If Jesus doesn’t show up in the next two years, he’s not going to have the platform or the endorsement he’ll need to get the world’s attention. He might have to settle for showing up on “Lopez Tonight.” Rough start to the end of the world.
Oprah will use her final episode to tell her audience the benefits of the new organic, $19 a bottle bath products she’s selling, and the exciting opportunity everyone has to join her sales team. All you need to do is find people to work underneath you and you get a cut of their profits!
Oprah will then invite America to her house for a “slumber party.”
Oprah will campaign for a Senate seat, promising to fix our economy on a platform of “Oprahnomics.”
Chevy Chase will make a glorious return to the talk-show industry as the heir apparent to Oprah.
Like a mother bird, Oprah is finally pushing her young chicks out of the nest to fly on their own.
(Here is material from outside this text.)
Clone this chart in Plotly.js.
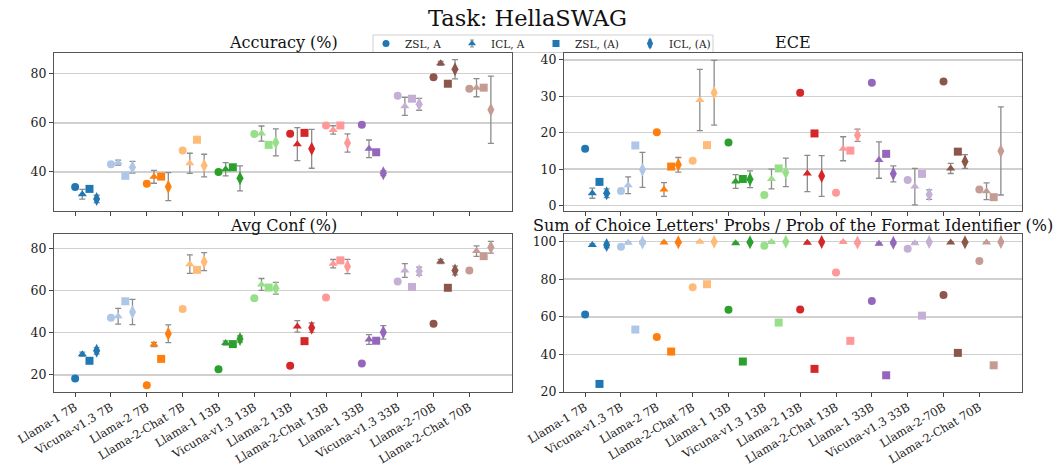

Without the care of a strong, successful, glass-ceiling-breaking, female role-model filling their mid-afternoons, woman will now be able to be like their hero…by, you know, actually getting jobs of their own.
Enjoying her newfound extra time in retirement, Oprah will buy a TV Guide and a red pen, and plan her day around watching Dr. Phil, Dr. Oz and Suze Orman.
On one uneventful afternoon, Oprah will purchase the nation of Monaco, just because she can.
Entranced by the lights and sounds of the Monaco casinos, Oprah will lose Monaco in a foolish wager against Stedman Graham.
Oliver Stone will produce “O,” a movie that slanders Winfrey as a bombastic, roller-coaster dieting, self-promoting, psycho-babble spewing control freak, as well as a Freemason.
Ever the admirer of Ashton Kutcher, and his 2003-07 MTV show “Punk’d,” Oprah starts her own show, “O’Punk’d.” First episode: trashing each of the 300 cars given away to audience members in 2004.
Oprah will have herself cryogenically frozen, so she may come to the aid of humanity when they need her again in the future.
Oprah will release the ninja-strength chokehold she has over the television and publishing industries…in an alternate universe.
Men won’t realize how great they had it with Oprah’s afternoon show until she launches her 24-hour-a-day cable network, the delightfully ominous sounding “Oprah Winfrey Network,” or “OWN.”
What do you think? Are you a fan, or an anti-fan of Oprah? Has she made a positive impact, or derailed into destructive psycho-babble? What do you think she’ll do after her show?